__Collected data__.
....

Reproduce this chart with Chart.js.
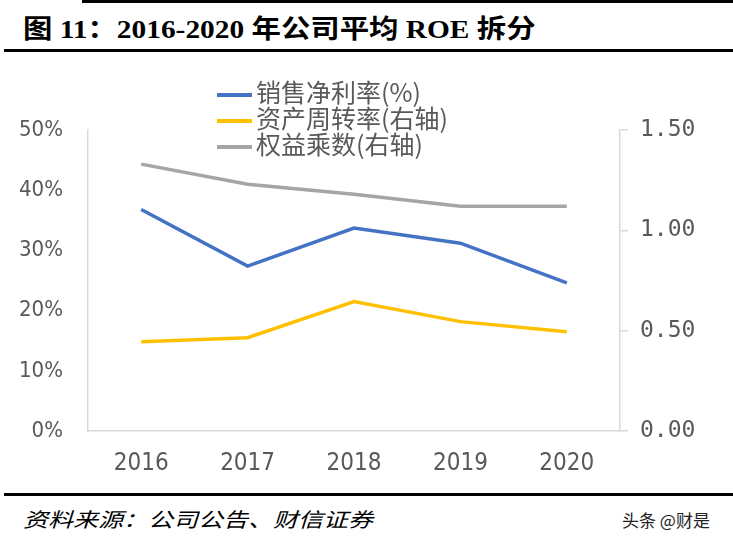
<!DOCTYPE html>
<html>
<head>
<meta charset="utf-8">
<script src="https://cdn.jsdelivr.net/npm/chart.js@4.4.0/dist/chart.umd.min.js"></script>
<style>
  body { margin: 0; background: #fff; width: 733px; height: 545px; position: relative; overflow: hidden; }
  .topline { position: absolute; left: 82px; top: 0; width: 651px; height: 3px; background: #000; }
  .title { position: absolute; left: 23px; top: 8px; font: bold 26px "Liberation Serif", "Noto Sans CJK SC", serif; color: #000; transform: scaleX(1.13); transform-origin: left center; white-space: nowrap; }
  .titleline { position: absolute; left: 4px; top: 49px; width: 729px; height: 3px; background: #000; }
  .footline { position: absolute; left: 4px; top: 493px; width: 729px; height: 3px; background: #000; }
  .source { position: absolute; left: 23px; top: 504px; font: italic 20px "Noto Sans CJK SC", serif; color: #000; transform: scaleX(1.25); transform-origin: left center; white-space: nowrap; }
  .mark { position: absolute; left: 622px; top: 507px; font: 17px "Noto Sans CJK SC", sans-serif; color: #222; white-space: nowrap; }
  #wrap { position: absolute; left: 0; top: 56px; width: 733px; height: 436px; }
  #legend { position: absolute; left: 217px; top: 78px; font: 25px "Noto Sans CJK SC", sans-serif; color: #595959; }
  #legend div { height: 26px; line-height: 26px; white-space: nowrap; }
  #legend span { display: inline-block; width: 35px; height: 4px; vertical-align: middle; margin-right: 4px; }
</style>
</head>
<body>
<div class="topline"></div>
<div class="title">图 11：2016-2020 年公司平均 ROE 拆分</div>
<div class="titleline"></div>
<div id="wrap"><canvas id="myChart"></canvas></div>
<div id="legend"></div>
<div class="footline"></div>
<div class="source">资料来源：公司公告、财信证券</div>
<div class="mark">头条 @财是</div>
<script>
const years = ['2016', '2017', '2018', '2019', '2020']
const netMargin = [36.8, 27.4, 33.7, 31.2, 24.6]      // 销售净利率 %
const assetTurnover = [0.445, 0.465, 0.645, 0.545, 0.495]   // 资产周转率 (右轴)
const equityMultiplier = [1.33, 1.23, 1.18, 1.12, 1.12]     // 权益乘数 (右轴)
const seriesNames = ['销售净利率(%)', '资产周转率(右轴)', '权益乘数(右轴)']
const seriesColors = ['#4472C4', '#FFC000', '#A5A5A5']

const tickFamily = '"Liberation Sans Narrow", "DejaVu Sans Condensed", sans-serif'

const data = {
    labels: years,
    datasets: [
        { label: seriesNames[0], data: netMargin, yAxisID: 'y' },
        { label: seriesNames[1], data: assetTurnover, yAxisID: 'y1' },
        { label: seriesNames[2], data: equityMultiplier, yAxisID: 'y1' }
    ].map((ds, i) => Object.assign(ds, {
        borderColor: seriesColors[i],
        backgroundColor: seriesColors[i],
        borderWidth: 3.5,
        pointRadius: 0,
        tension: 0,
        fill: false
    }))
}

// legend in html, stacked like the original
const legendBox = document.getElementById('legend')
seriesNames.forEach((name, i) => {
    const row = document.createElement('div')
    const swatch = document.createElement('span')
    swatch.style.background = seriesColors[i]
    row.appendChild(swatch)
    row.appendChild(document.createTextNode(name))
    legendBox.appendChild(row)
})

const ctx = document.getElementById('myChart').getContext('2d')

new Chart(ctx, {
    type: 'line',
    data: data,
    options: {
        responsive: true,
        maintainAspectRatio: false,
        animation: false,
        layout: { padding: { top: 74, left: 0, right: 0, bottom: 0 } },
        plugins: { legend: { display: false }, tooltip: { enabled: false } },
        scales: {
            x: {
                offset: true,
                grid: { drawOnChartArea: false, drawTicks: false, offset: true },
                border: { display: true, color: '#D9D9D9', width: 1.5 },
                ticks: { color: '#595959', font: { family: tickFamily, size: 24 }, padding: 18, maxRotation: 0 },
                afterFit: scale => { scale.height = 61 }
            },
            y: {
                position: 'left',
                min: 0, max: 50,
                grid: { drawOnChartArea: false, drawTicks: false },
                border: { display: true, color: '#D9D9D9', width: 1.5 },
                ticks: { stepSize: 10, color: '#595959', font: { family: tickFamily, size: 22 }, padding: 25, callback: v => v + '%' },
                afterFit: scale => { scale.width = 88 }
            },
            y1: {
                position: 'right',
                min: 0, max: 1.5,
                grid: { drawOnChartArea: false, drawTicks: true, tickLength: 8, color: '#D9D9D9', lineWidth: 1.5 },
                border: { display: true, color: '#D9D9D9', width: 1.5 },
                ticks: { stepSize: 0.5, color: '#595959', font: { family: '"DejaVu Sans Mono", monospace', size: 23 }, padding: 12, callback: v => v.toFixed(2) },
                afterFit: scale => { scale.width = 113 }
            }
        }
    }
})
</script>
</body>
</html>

....

__Exercise goal__. Go through the data above and transcribe it in full, omitting any image.

__Response to this exercise__.
Reproduce this chart with Chart.js.
<!DOCTYPE html>
<html>
<head>
<meta charset="utf-8">
<script src="https://cdn.jsdelivr.net/npm/chart.js@4.4.0/dist/chart.umd.min.js"></script>
<style>
  body { margin: 0; background: #fff; width: 733px; height: 545px; position: relative; overflow: hidden; }
  .topline { position: absolute; left: 82px; top: 0; width: 651px; height: 3px; background: #000; }
  .title { position: absolute; left: 23px; top: 8px; font: bold 26px "Liberation Serif", "Noto Sans CJK SC", serif; color: #000; transform: scaleX(1.13); transform-origin: left center; white-space: nowrap; }
  .titleline { position: absolute; left: 4px; top: 49px; width: 729px; height: 3px; background: #000; }
  .footline { position: absolute; left: 4px; top: 493px; width: 729px; height: 3px; background: #000; }
  .source { position: absolute; left: 23px; top: 504px; font: italic 20px "Noto Sans CJK SC", serif; color: #000; transform: scaleX(1.25); transform-origin: left center; white-space: nowrap; }
  .mark { position: absolute; left: 622px; top: 507px; font: 17px "Noto Sans CJK SC", sans-serif; color: #222; white-space: nowrap; }
  #wrap { position: absolute; left: 0; top: 56px; width: 733px; height: 436px; }
  #legend { position: absolute; left: 217px; top: 78px; font: 25px "Noto Sans CJK SC", sans-serif; color: #595959; }
  #legend div { height: 26px; line-height: 26px; white-space: nowrap; }
  #legend span { display: inline-block; width: 35px; height: 4px; vertical-align: middle; margin-right: 4px; }
</style>
</head>
<body>
<div class="topline"></div>
<div class="title">图 11：2016-2020 年公司平均 ROE 拆分</div>
<div class="titleline"></div>
<div id="wrap"><canvas id="myChart"></canvas></div>
<div id="legend"></div>
<div class="footline"></div>
<div class="source">资料来源：公司公告、财信证券</div>
<div class="mark">头条 @财是</div>
<script>
const years = ['2016', '2017', '2018', '2019', '2020']
const netMargin = [36.8, 27.4, 33.7, 31.2, 24.6]      // 销售净利率 %
const assetTurnover = [0.445, 0.465, 0.645, 0.545, 0.495]   // 资产周转率 (右轴)
const equityMultiplier = [1.33, 1.23, 1.18, 1.12, 1.12]     // 权益乘数 (右轴)
const seriesNames = ['销售净利率(%)', '资产周转率(右轴)', '权益乘数(右轴)']
const seriesColors = ['#4472C4', '#FFC000', '#A5A5A5']

const tickFamily = '"Liberation Sans Narrow", "DejaVu Sans Condensed", sans-serif'

const data = {
    labels: years,
    datasets: [
        { label: seriesNames[0], data: netMargin, yAxisID: 'y' },
        { label: seriesNames[1], data: assetTurnover, yAxisID: 'y1' },
        { label: seriesNames[2], data: equityMultiplier, yAxisID: 'y1' }
    ].map((ds, i) => Object.assign(ds, {
        borderColor: seriesColors[i],
        backgroundColor: seriesColors[i],
        borderWidth: 3.5,
        pointRadius: 0,
        tension: 0,
        fill: false
    }))
}

// legend in html, stacked like the original
const legendBox = document.getElementById('legend')
seriesNames.forEach((name, i) => {
    const row = document.createElement('div')
    const swatch = document.createElement('span')
    swatch.style.background = seriesColors[i]
    row.appendChild(swatch)
    row.appendChild(document.createTextNode(name))
    legendBox.appendChild(row)
})

const ctx = document.getElementById('myChart').getContext('2d')

new Chart(ctx, {
    type: 'line',
    data: data,
    options: {
        responsive: true,
        maintainAspectRatio: false,
        animation: false,
        layout: { padding: { top: 74, left: 0, right: 0, bottom: 0 } },
        plugins: { legend: { display: false }, tooltip: { enabled: false } },
        scales: {
            x: {
                offset: true,
                grid: { drawOnChartArea: false, drawTicks: false, offset: true },
                border: { display: true, color: '#D9D9D9', width: 1.5 },
                ticks: { color: '#595959', font: { family: tickFamily, size: 24 }, padding: 18, maxRotation: 0 },
                afterFit: scale => { scale.height = 61 }
            },
            y: {
                position: 'left',
                min: 0, max: 50,
                grid: { drawOnChartArea: false, drawTicks: false },
                border: { display: true, color: '#D9D9D9', width: 1.5 },
                ticks: { stepSize: 10, color: '#595959', font: { family: tickFamily, size: 22 }, padding: 25, callback: v => v + '%' },
                afterFit: scale => { scale.width = 88 }
            },
            y1: {
                position: 'right',
                min: 0, max: 1.5,
                grid: { drawOnChartArea: false, drawTicks: true, tickLength: 8, color: '#D9D9D9', lineWidth: 1.5 },
                border: { display: true, color: '#D9D9D9', width: 1.5 },
                ticks: { stepSize: 0.5, color: '#595959', font: { family: '"DejaVu Sans Mono", monospace', size: 23 }, padding: 12, callback: v => v.toFixed(2) },
                afterFit: scale => { scale.width = 113 }
            }
        }
    }
})
</script>
</body>
</html>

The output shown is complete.